Loin des sujets sérieux et réalistes qui lui ont valu, par deux fois, le Grand Prix du jury à Cannes pour Gomorra (2008) et Reality (2012), Matteo Garrone s’aventure dans un genre qui touche tout à la fois au fantastique et à la critique d’attitudes bien actuelles. Il s’attaque à une adaptation du fastueux Conte des Contes, écrit vers 1625 par Giambattista Basile. Avec malice, il nous transporte dans un monde médiéval teinté de Renaissance où l'on croise des rois, des reines, un ogre, des princesses et des sorcières. Evidemment, ce type de film n’est pas fait pour plaire aux critiques du microcosme parisien qui hante les pince-fesses de Cannes. Leur esprit étroitement cartésien ne peut voir que derrière une apparence d’histoire enfantine se dessine une vision très affutée sur les éternels désirs des hommes et des femmes, désirs inchangés au cours des siècles, et que par-là, préfigurant Grimm, Perrault et Andersen, Basile décline, au travers de nos turpides, fantasmes et autres vanités telles nos passions égoïstes, l’illusion du jeunisme, la fringale érotique, la soif d’enfant et autres obsessions qui ravagent bien des esprits.

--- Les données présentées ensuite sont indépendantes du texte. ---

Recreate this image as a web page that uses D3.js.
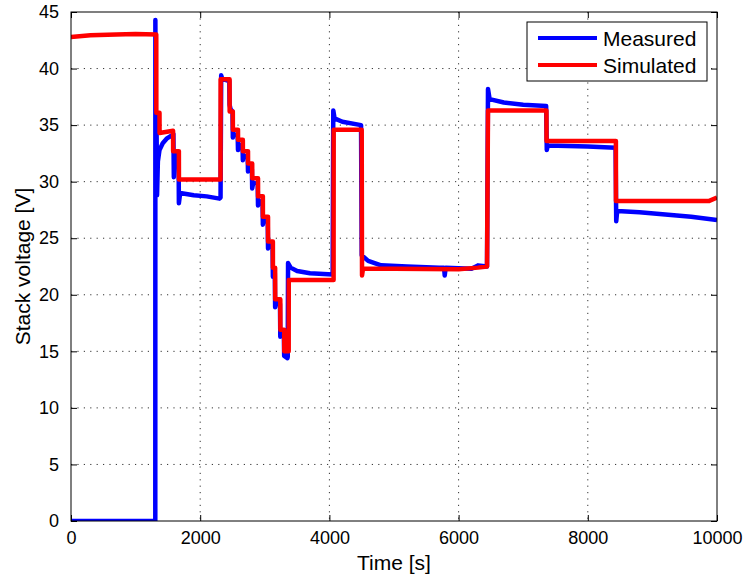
<!DOCTYPE html>
<html>
<head>
<meta charset="utf-8">
<script src="https://cdnjs.cloudflare.com/ajax/libs/d3/7.8.5/d3.min.js"></script>
<style>
  body { margin: 0; background: #fff; }
  svg { display: block; font-family: "Liberation Sans", Arial, Helvetica, sans-serif; }
</style>
</head>
<body>
<svg id="chart"></svg>
<script>
// measured stack voltage (blue)
const measuredTime = [0, 1305, 1306, 1312, 1318, 1325, 1332, 1345, 1370, 1420, 1480, 1560, 1585,
  1592, 1605, 1665, 1670, 1690, 1900, 2100, 2300, 2315, 2325, 2340, 2450,
  2455, 2470, 2500, 2505, 2520, 2580, 2585, 2600, 2655, 2660, 2675, 2735, 2740, 2755, 2800,
  2805, 2820, 2890, 2895, 2910, 2965, 2970, 2985, 3045, 3050, 3065, 3120, 3125, 3140, 3155,
  3160, 3175, 3235, 3240, 3255, 3295, 3300, 3350, 3355, 3360, 3400, 3500, 3700, 4050,
  4060, 4080, 4200, 4490, 4500, 4600, 4800, 5200, 5700, 5775, 5785, 5800, 6200, 6300, 6440,
  6455, 6480, 6700, 7000, 7355, 7365, 7380, 8000, 8430, 8440, 8455, 8800, 9200, 9600, 10000];
const measuredVoltage = [0, 0, 44.3, 36.0, 29.0, 34.5, 28.8, 31.8, 32.8, 33.4, 33.8, 34.1, 34.2,
  30.4, 32.4, 32.6, 28.1, 29.0, 28.8, 28.7, 28.5, 28.6, 39.4, 39.1, 38.9,
  36.8, 36.4, 36.2, 33.9, 34.2, 34.1, 32.8, 33.3, 33.2, 31.9, 32.3, 32.2, 30.9, 31.2, 31.1,
  29.4, 29.9, 29.8, 27.9, 28.3, 28.2, 26.2, 26.6, 26.5, 24.1, 24.4, 24.3, 21.6, 22.0, 21.9,
  18.9, 19.3, 19.2, 16.3, 16.7, 16.6, 14.6, 14.4, 14.5, 22.8, 22.4, 22.1, 21.9, 21.8,
  36.3, 35.6, 35.3, 35.0, 23.5, 23.0, 22.6, 22.5, 22.4, 22.4, 21.7, 22.4, 22.3, 22.6, 22.5,
  38.2, 37.3, 37.0, 36.8, 36.7, 32.8, 33.2, 33.1, 33.0, 26.5, 27.4, 27.3, 27.1, 26.9, 26.6];

// simulated stack voltage (red)
const simulatedTime = [0, 300, 700, 1000, 1320, 1321, 1370, 1371, 1580, 1581, 1670, 1671, 2315,
  2316, 2455, 2456, 2505, 2506, 2585, 2586, 2660, 2661, 2740, 2741, 2805, 2806, 2895,
  2896, 2970, 2971, 3050, 3051, 3125, 3126, 3160, 3161, 3240, 3241, 3300, 3301, 3370,
  3371, 4065, 4066, 4500, 4505, 4520, 5000, 6000, 6300, 6440, 6455, 7360, 7361, 8435,
  8436, 9000, 9880, 10000];
const simulatedVoltage = [42.8, 42.95, 43.0, 43.05, 43.0, 36.1, 36.1, 34.3, 34.5, 32.7, 32.7, 30.2, 30.2,
  39.05, 39.05, 36.2, 36.2, 34.6, 34.6, 33.7, 33.7, 32.7, 32.7, 31.6, 31.6, 30.3, 30.3,
  28.7, 28.7, 26.9, 26.9, 24.7, 24.7, 22.4, 22.4, 19.6, 19.6, 16.9, 16.9, 15.0, 15.0,
  21.3, 21.3, 34.6, 34.6, 21.7, 22.3, 22.3, 22.25, 22.4, 22.5, 36.3, 36.3, 33.6, 33.6,
  28.3, 28.3, 28.3, 28.6];

const xTicks = [0, 2000, 4000, 6000, 8000, 10000];
const yTicks = [0, 5, 10, 15, 20, 25, 30, 35, 40, 45];
const seriesNames = ['Measured', 'Simulated'];
const seriesColors = ['#0000ff', '#ff0000'];

const width = 746;
const height = 577;
const margin = {top: 12, right: 29, bottom: 56, left: 71};
const innerW = width - margin.left - margin.right;
const innerH = height - margin.top - margin.bottom;

const svg = d3.select('#chart')
  .attr('width', width)
  .attr('height', height);

const g = svg.append('g')
  .attr('transform', `translate(${margin.left},${margin.top})`);

const x = d3.scaleLinear().domain([0, 10000]).range([0, innerW]);
const y = d3.scaleLinear().domain([0, 45]).range([innerH, 0]);

// dotted grid
g.append('g').selectAll('line')
  .data(xTicks.slice(1, -1))
  .enter().append('line')
  .attr('x1', d => x(d)).attr('x2', d => x(d))
  .attr('y1', 0).attr('y2', innerH)
  .attr('stroke', '#333').attr('stroke-width', 1)
  .attr('stroke-dasharray', '1.2,5.2');
g.append('g').selectAll('line')
  .data(yTicks.slice(1, -1))
  .enter().append('line')
  .attr('x1', 0).attr('x2', innerW)
  .attr('y1', d => y(d)).attr('y2', d => y(d))
  .attr('stroke', '#333').attr('stroke-width', 1)
  .attr('stroke-dasharray', '1.2,5.2');

// lines
g.append('clipPath').attr('id', 'clip')
  .append('rect').attr('width', innerW).attr('height', innerH);

const line = d3.line()
  .x(d => x(d[0]))
  .y(d => y(d[1]));

const measured = d3.zip(measuredTime, measuredVoltage);
const simulated = d3.zip(simulatedTime, simulatedVoltage);

g.append('path')
  .datum(measured)
  .attr('clip-path', 'url(#clip)')
  .attr('fill', 'none')
  .attr('stroke', seriesColors[0])
  .attr('stroke-width', 4.5)
  .attr('stroke-linejoin', 'round')
  .attr('d', line);

g.append('path')
  .datum(simulated)
  .attr('clip-path', 'url(#clip)')
  .attr('fill', 'none')
  .attr('stroke', seriesColors[1])
  .attr('stroke-width', 4.5)
  .attr('stroke-linejoin', 'round')
  .attr('d', line);

// axes, matlab style: ticks inside on all 4 sides
const tickLen = 6;
const xAxis = d3.axisBottom(x).tickValues(xTicks).tickFormat(d3.format('d'))
  .tickSizeInner(-tickLen).tickSizeOuter(0).tickPadding(10);
const yAxis = d3.axisLeft(y).tickValues(yTicks)
  .tickSizeInner(-tickLen).tickSizeOuter(0).tickPadding(12);

g.append('g')
  .attr('transform', `translate(0,${innerH})`)
  .call(xAxis);
g.append('g').call(yAxis);

g.append('g')
  .call(d3.axisTop(x).tickValues(xTicks).tickSizeInner(-tickLen).tickSizeOuter(0).tickFormat(''));
g.append('g')
  .attr('transform', `translate(${innerW},0)`)
  .call(d3.axisRight(y).tickValues(yTicks).tickSizeInner(-tickLen).tickSizeOuter(0).tickFormat(''));

g.selectAll('.domain').remove();
g.selectAll('.tick line').attr('stroke', '#000');
g.selectAll('.tick text')
  .attr('fill', '#000')
  .style('font-size', '18px')
  .style('font-family', '"Liberation Sans", Arial, sans-serif');

g.append('rect')
  .attr('width', innerW).attr('height', innerH)
  .attr('fill', 'none').attr('stroke', '#000').attr('stroke-width', 1);

// axis labels
svg.append('text')
  .attr('x', margin.left + innerW / 2)
  .attr('y', 570)
  .attr('text-anchor', 'middle')
  .style('font-size', '21px')
  .text('Time [s]');

svg.append('text')
  .attr('transform', `translate(30,${margin.top + innerH / 2}) rotate(-90)`)
  .attr('text-anchor', 'middle')
  .style('font-size', '21px')
  .text('Stack voltage [V]');

// legend
const legend = svg.append('g').attr('transform', 'translate(527,22)');
legend.append('rect')
  .attr('width', 180).attr('height', 59)
  .attr('fill', '#fff').attr('stroke', '#000').attr('stroke-width', 1);

seriesNames.forEach((name, i) => {
  const ly = 16 + i * 27;
  legend.append('line')
    .attr('x1', 11).attr('x2', 70)
    .attr('y1', ly).attr('y2', ly)
    .attr('stroke', seriesColors[i]).attr('stroke-width', 4);
  legend.append('text')
    .attr('x', 76).attr('y', ly + 7.5)
    .style('font-size', '21px')
    .text(name);
});
</script>
</body>
</html>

Usant de mouvements de caméra élaborés, nous plongeant dans de splendides décors alambiqués et particulièrement léchés, offrant une image superbe, ne se cachant pas pour citer Lynch, Jodorowsky, Greenaway ou Pasolini, le réalisateur nous montre des êtres de chair aux prises avec le merveilleux et les sortilèges. Il allie originalité du sujet et ambition littéraire. A l’ineffable beauté esthétique, il ajoute un onirisme éclatant. Il ouvre un théâtre de l’excès où se bousculent fantasme et réalité, où les masques sont enlevés. On entre avec des saltimbanques dans une commedia del arte qui nous promène d’un royaume à l’autre sur les chemins de l'extraordinaire. Garrone invente pour nous un bestiaire époustouflant. Ainsi la puce qu'un roi nourrit tant qu'elle en devient gigantesque. Et cette puce, il l'aime plus que sa fille et refuse de la voir grandir. Ainsi le monstre marin que tue, revêtu une tenue de scaphandrier, le roi pour rendre sa femme fertile. Dans chaque aventure, les héros sont face à des forces obscures, des sortilèges horribles qu’ils ont eux-mêmes libérés. Cet univers issu de nos songes et de nos hallucinations est comme une illusion, fragile et beau. Alors, pour déguster ce film, le réalisateur demande au spectateur de faire preuve d’attention, d’imagination, d’inventivité et de réflexion. Il doit tout replacer au sein d'une mise en images distante et grandiose. Il lui faut creuser des pistes, rechercher des interprétations. C’est fatigant, c’est excellent. Il nous explique l’insaisissable mystère du temps, deux grossesses commencent et s'achèvent en une nuit, une reine-mante religieuse tombe en poussière. Il nous enseigne que bonne ou mauvaise, la magie ne fait que passer Il nous montre que nos désirs sont parfois si impérieux qu'ils peuvent en devenir monstrueux.
A mi-chemin du livre d’images pour adultes et de l’essai de ciné-club, cette œuvre étrange est un plaisir des sens. Acta est fabula.